**DATA LINES**
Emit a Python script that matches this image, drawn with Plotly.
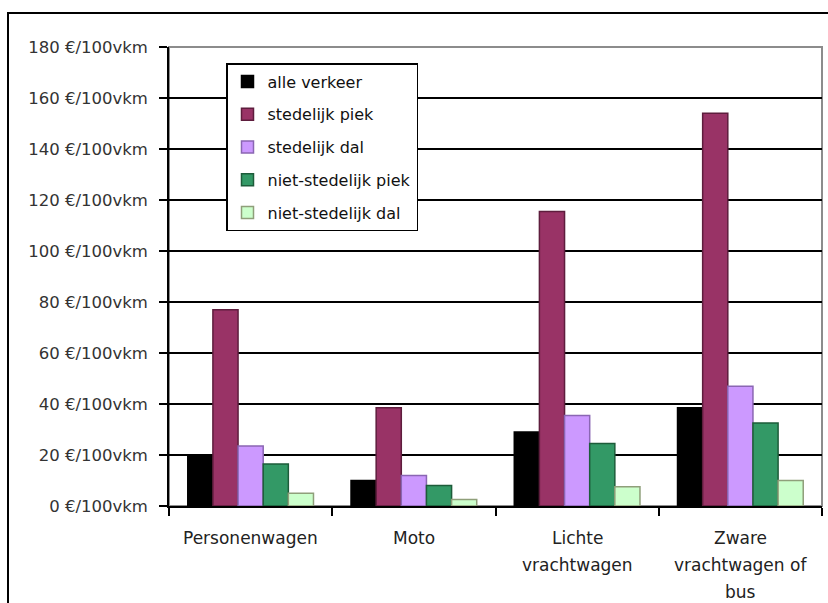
import plotly.graph_objects as go

# Vehicle categories and external cost per 100 vehicle-km
categories = ["Personenwagen", "Moto", "Lichte vrachtwagen", "Zware vrachtwagen of bus"]
category_lines = [["Personenwagen"], ["Moto"], ["Lichte", "vrachtwagen"], ["Zware", "vrachtwagen of", "bus"]]

series_names = ["alle verkeer", "stedelijk piek", "stedelijk dal", "niet-stedelijk piek", "niet-stedelijk dal"]
alle_verkeer = [20, 10, 29, 38.5]
stedelijk_piek = [77, 38.5, 115.5, 154]
stedelijk_dal = [23.5, 12, 35.5, 47]
niet_stedelijk_piek = [16.5, 8, 24.5, 32.5]
niet_stedelijk_dal = [5, 2.5, 7.5, 10]
series_values = [alle_verkeer, stedelijk_piek, stedelijk_dal, niet_stedelijk_piek, niet_stedelijk_dal]

fill_colors = ["#000000", "#993366", "#CC99FF", "#339966", "#CCFFCC"]
edge_colors = ["#000000", "#5e1d3d", "#8a66b3", "#1d5c3a", "#8f9f7a"]

y_ticks = list(range(0, 181, 20))
y_tick_text = [f"{v} €/100vkm" for v in y_ticks]

FONT = "DejaVu Sans"

fig = go.Figure()
for i, (name, vals) in enumerate(zip(series_names, series_values)):
    fig.add_trace(go.Bar(
        x=categories, y=vals, name=name,
        legendgroup=f"g{i}",
        marker=dict(color=fill_colors[i], line=dict(color=edge_colors[i], width=1.5)),
    ))

# Multi-line category labels below the axis
annotations = []
for cat, lines in zip(categories, category_lines):
    for j, line in enumerate(lines):
        annotations.append(dict(
            x=cat, xref="x", y=0, yref="paper", yanchor="middle",
            yshift=-32 - 27 * j, text=line, showarrow=False,
            font=dict(family=FONT, size=17, color="#222222"),
        ))

L, R, T, B = 169, 6, 47, 97
W, H = 828, 603
pw, ph = W - L - R, H - T - B

def px_x(p):
    return (p - L) / pw

def px_y(p):
    return (H - B - p) / ph

shapes = [
    # plot area frame
    dict(type="rect", xref="paper", yref="paper", x0=0, x1=1, y0=0, y1=1,
         line=dict(color="#8c8c8c", width=2), layer="below"),
    # outer chart frame
    dict(type="rect", xref="paper", yref="paper",
         x0=px_x(8), x1=px_x(840), y0=px_y(620), y1=px_y(13),
         line=dict(color="#000000", width=2)),
]

fig.update_layout(
    width=W, height=H,
    margin=dict(l=L, r=R, t=T, b=B),
    paper_bgcolor="white", plot_bgcolor="white",
    barmode="group", bargap=0.23, bargroupgap=0,
    font=dict(family=FONT, size=16, color="#222222"),
    showlegend=True,
    legend=dict(
        x=px_x(226), y=px_y(63), xanchor="left", yanchor="top",
        bgcolor="white", bordercolor="#000000", borderwidth=1.5,
        font=dict(family=FONT, size=16, color="#111111"),
        traceorder="grouped", tracegroupgap=9,
        itemwidth=30,
    ),
    annotations=annotations,
    shapes=shapes,
)

fig.update_xaxes(
    showticklabels=False, ticks="outside", tickson="boundaries",
    ticklen=8, tickcolor="#000000", tickwidth=1.5,
    showline=True, linecolor="#000000", linewidth=1.5,
    showgrid=False,
)
fig.update_yaxes(
    range=[0, 180], tickvals=y_ticks, ticktext=y_tick_text,
    ticks="outside", ticklen=8, tickcolor="#000000", tickwidth=1.5,
    showline=True, linecolor="#000000", linewidth=1.5,
    showgrid=True, gridcolor="#000000", gridwidth=1.5,
    ticklabelstandoff=8,
    tickfont=dict(family=FONT, size=16.5, color="#333333"),
    zeroline=False,
)

fig.write_html("out.html")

**THE TASK**
Omit the pictures, and quote the material above exactly as given.

**WRITTEN SOLUTION**
Emit a Python script that matches this image, drawn with Plotly.
import plotly.graph_objects as go

# Vehicle categories and external cost per 100 vehicle-km
categories = ["Personenwagen", "Moto", "Lichte vrachtwagen", "Zware vrachtwagen of bus"]
category_lines = [["Personenwagen"], ["Moto"], ["Lichte", "vrachtwagen"], ["Zware", "vrachtwagen of", "bus"]]

series_names = ["alle verkeer", "stedelijk piek", "stedelijk dal", "niet-stedelijk piek", "niet-stedelijk dal"]
alle_verkeer = [20, 10, 29, 38.5]
stedelijk_piek = [77, 38.5, 115.5, 154]
stedelijk_dal = [23.5, 12, 35.5, 47]
niet_stedelijk_piek = [16.5, 8, 24.5, 32.5]
niet_stedelijk_dal = [5, 2.5, 7.5, 10]
series_values = [alle_verkeer, stedelijk_piek, stedelijk_dal, niet_stedelijk_piek, niet_stedelijk_dal]

fill_colors = ["#000000", "#993366", "#CC99FF", "#339966", "#CCFFCC"]
edge_colors = ["#000000", "#5e1d3d", "#8a66b3", "#1d5c3a", "#8f9f7a"]

y_ticks = list(range(0, 181, 20))
y_tick_text = [f"{v} €/100vkm" for v in y_ticks]

FONT = "DejaVu Sans"

fig = go.Figure()
for i, (name, vals) in enumerate(zip(series_names, series_values)):
    fig.add_trace(go.Bar(
        x=categories, y=vals, name=name,
        legendgroup=f"g{i}",
        marker=dict(color=fill_colors[i], line=dict(color=edge_colors[i], width=1.5)),
    ))

# Multi-line category labels below the axis
annotations = []
for cat, lines in zip(categories, category_lines):
    for j, line in enumerate(lines):
        annotations.append(dict(
            x=cat, xref="x", y=0, yref="paper", yanchor="middle",
            yshift=-32 - 27 * j, text=line, showarrow=False,
            font=dict(family=FONT, size=17, color="#222222"),
        ))

L, R, T, B = 169, 6, 47, 97
W, H = 828, 603
pw, ph = W - L - R, H - T - B

def px_x(p):
    return (p - L) / pw

def px_y(p):
    return (H - B - p) / ph

shapes = [
    # plot area frame
    dict(type="rect", xref="paper", yref="paper", x0=0, x1=1, y0=0, y1=1,
         line=dict(color="#8c8c8c", width=2), layer="below"),
    # outer chart frame
    dict(type="rect", xref="paper", yref="paper",
         x0=px_x(8), x1=px_x(840), y0=px_y(620), y1=px_y(13),
         line=dict(color="#000000", width=2)),
]

fig.update_layout(
    width=W, height=H,
    margin=dict(l=L, r=R, t=T, b=B),
    paper_bgcolor="white", plot_bgcolor="white",
    barmode="group", bargap=0.23, bargroupgap=0,
    font=dict(family=FONT, size=16, color="#222222"),
    showlegend=True,
    legend=dict(
        x=px_x(226), y=px_y(63), xanchor="left", yanchor="top",
        bgcolor="white", bordercolor="#000000", borderwidth=1.5,
        font=dict(family=FONT, size=16, color="#111111"),
        traceorder="grouped", tracegroupgap=9,
        itemwidth=30,
    ),
    annotations=annotations,
    shapes=shapes,
)

fig.update_xaxes(
    showticklabels=False, ticks="outside", tickson="boundaries",
    ticklen=8, tickcolor="#000000", tickwidth=1.5,
    showline=True, linecolor="#000000", linewidth=1.5,
    showgrid=False,
)
fig.update_yaxes(
    range=[0, 180], tickvals=y_ticks, ticktext=y_tick_text,
    ticks="outside", ticklen=8, tickcolor="#000000", tickwidth=1.5,
    showline=True, linecolor="#000000", linewidth=1.5,
    showgrid=True, gridcolor="#000000", gridwidth=1.5,
    ticklabelstandoff=8,
    tickfont=dict(family=FONT, size=16.5, color="#333333"),
    zeroline=False,
)

fig.write_html("out.html")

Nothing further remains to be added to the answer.